Loggo first began life as a, well, non-living toilet installed in the satantic bathroom of Mad Monster Mansion a place reachable through Gruntilda's Lair in Spiral Mountain. Day by day, Gruntilda the witch (whom owned the mansion), would go to sit upon liveless Loggo and drop the kids of at the pool.

However, one fateful day, Gruntilda was feeling bored and a little cocky. She donned on her black magic powers and gave our favorite bathroom implement life. Not long after Loggo's rebirth, Gruntilda abandoned the mansion and left dear Loggo to rot in Mad Monster Mansion for all eternity.

Some time later, a smelly honey bear and a very ignorant breegull entered the mansion in search of golden puzzle pieces essential to Gruntilda's defeat. The golden pieces they spoke of sounded very familar to Loggo. He remembered a time in which Gruntilda decided to hide a golden item by flushing it down his internal tubing. To smite Gruntilda, he allowed for the bear and bird to flush themselves down him and retrieve this golden item, knowing that it would help them on their quest. Upon their retrievial of the puzzle piece, the duo left Loggo to remain in solitude once more.

After what seemed to be years of waiting for someone to come around in need of him, Loggo was ripped from his established home in the mansion's bathroom, and placed within the worker's washroom in an industrial homeage - Grunty Industries.
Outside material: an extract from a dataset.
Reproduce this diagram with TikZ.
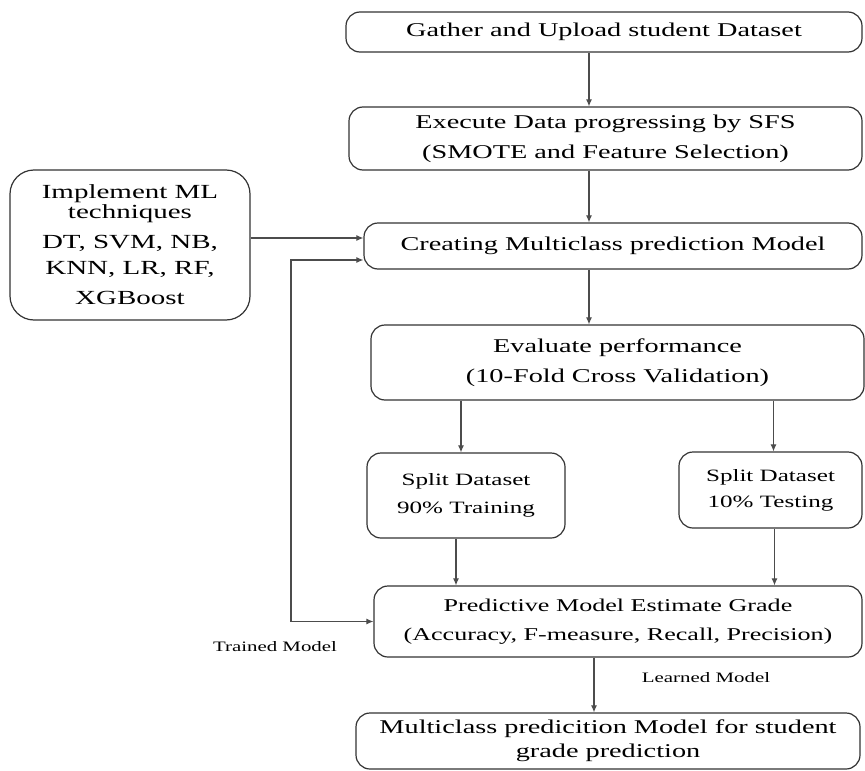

This ordeal came as a benefet to Loggo as he was frequented by various workers of the factory. Knowing that life was at it's peak for him, Loggo became accustomed to the place's grimy interiors and needy workers. Though one day, the bear and breegull duo, Banjo and Kazooie stopped by once again in search of Jiggies. Loggo was feeling a little clogged that day. A disgruntled factory employee had shoved hoards of toilet paper down his, err, mouth. He asked for help in return of his services to them years back. They delivered. Kazooie used a Bill Drill technique to loosen and decongest Loggo's bowl of toilet paper. Feeling grateful towards the duo, Loggo spewed them up a reward from the depths of his bowels. They said their thanks and left him alone once again. Loggo hoped for the two to pay him a visit again someday, they never showed.

Loggo is currently still within Grunty Industries, ready for whenever someone needs to defecate in his mouth.